Эксцентричность, на которой покоятся внешний мир (природа) и внутренний мир (душа), определяет, что индивидуальное лицо должно в себе самом различать индивидуальное и «всеобщее» Я (Ich). Правда, обычно это постижимо для него, лишь когда оно существует совместно с другими лицами, и даже тогда это всеобщее Я никогда не предстает в своей абстрактной форме, но выступает конкретно посредством первого, второго, третьего лица. Человек говорит себе и другим Ты, Он, Мы не потому, например, что он только на основе заключений по аналогии или актов вчувствования в существа, которые кажутся ему наиболее соответственными, был вынужден допустить существование лиц, но в силу структуры его собственного способа существования. В себе самом человек есть Я, т. е. обладатель своей плоти и своей души, Я, которое не относится к сфере, середину которой оно, тем не менее, образует. Поэтому человеку дозволено в виде опыта использовать это пребывание вне места и времени (Ort-Zeitlosigkeit), характерное для его положения, благодаря которому он является человеком, — использовать для себя самого и для всякого другого существа даже там, где ему противостоят существа совершенно чуждого вида. […]
При допущении существования других Я речь идет не о перенесении собственного способа существования, каким живет для себя человек, на другие, лишь телесно присутствующие для него вещи, то есть о расширении личностного круга бытия, но о сужении этого изначально не локализованного и сопротивляющегося своей локализации круга бытия, его ограничении «людьми». Процесс ограничения, происходящий при истолковании являющихся во плоти чужих жизненных центров, надо строго отличать от предпосылки, что чуждые лица возможны, что вообще существует личностный мир. Фихте впервые подчеркнул эту необходимость. Каждому реальному полаганию одного Я, одного лица в одном отдельном теле задана сфера Ты, Он, Мы. То, что отдельному человеку, так сказать, приходит на ум идея и, более того, что он с самого начала проникнут тем, что он не один и его товарищи не только вещи, но чувствующие существа, такие же, как и он, — все это покоится не на особом акте проецирования собственной жизненной формы вовне, но относится к предварительным условиям сферы человеческого существования. Конечно, чтобы разобраться в этом мире, нужны длительные усилия и добросовестный опыт. Ибо «другой», несмотря на структурное сущностное тождество со мной как лицом, есть (как и я) совершенно индивидуальная реальность, и его внутренний мир первоначально совершенно скрыт от меня и должен расшифровываться весьма различными способами истолкования.
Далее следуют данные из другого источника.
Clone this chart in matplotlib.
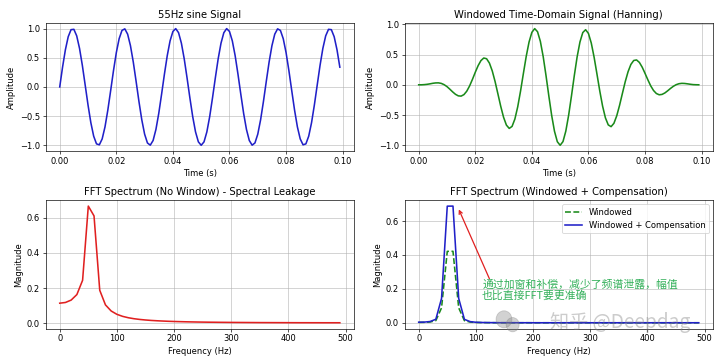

Благодаря эксцентрической позициональной форме его самого человеку обеспечивается реальность совместного мира (Mitwelt). Последний, следовательно, — это совсем не то, что осознается лишь на основе определенных восприятий, хотя, конечно, он обретает плоть и кровь в процессе опыта в связи с определенными восприятиями. С этим связано далее, что он отличается от внешнего и внутреннего мира тем, что его элементы, ли́ца, не дают никакого специфического субстрата, который в материальном отношении выходил бы за пределы уже предположенного внешним и внутренним миром самим по себе. Его специфика есть жизненность, и как раз в ее высшей, эксцентрической форме. Специфический субстрат совместного мира покоится, следовательно, на своей собственной структуре. Совместный мир есть постигнутая человеком как сфера других людей форма его собственной позиции. Поэтому нужно сказать, что благодаря эксцентрической форме образуется совместный мир и одновременно обеспечивается его реальность. […]
Совместный мир не окружает личность, как это делает природа (хотя и не в строгом смысле, ибо сюда относится и собственная плоть). Но совместный мир и не заполняет личность, как это в столь же неадекватном смысле считается по отношению к внутреннему миру. Совместный мир несет личность, которая одновременно формируется им. Между мной и мной, мной и им[133] располагается сфера этого мира духа. Если отличительным признаком естественного существования личности является то, что она занимает абсолютную середину чувственно-наглядной сферы, которая сама по себе одновременно релятивирует эту позицию и лишает ее абсолютного значения; если отличительным признаком душевного существования личности является то, что она находится в постигающем отношении к своему внутреннему миру и одновременно, переживая, осуществляет тот мир, — то духовный характер личности покоится в форме «Мы» собственного Я, в совершенно единой охваченности и охвате собственного жизненного существования согласно модусу эксцентричности.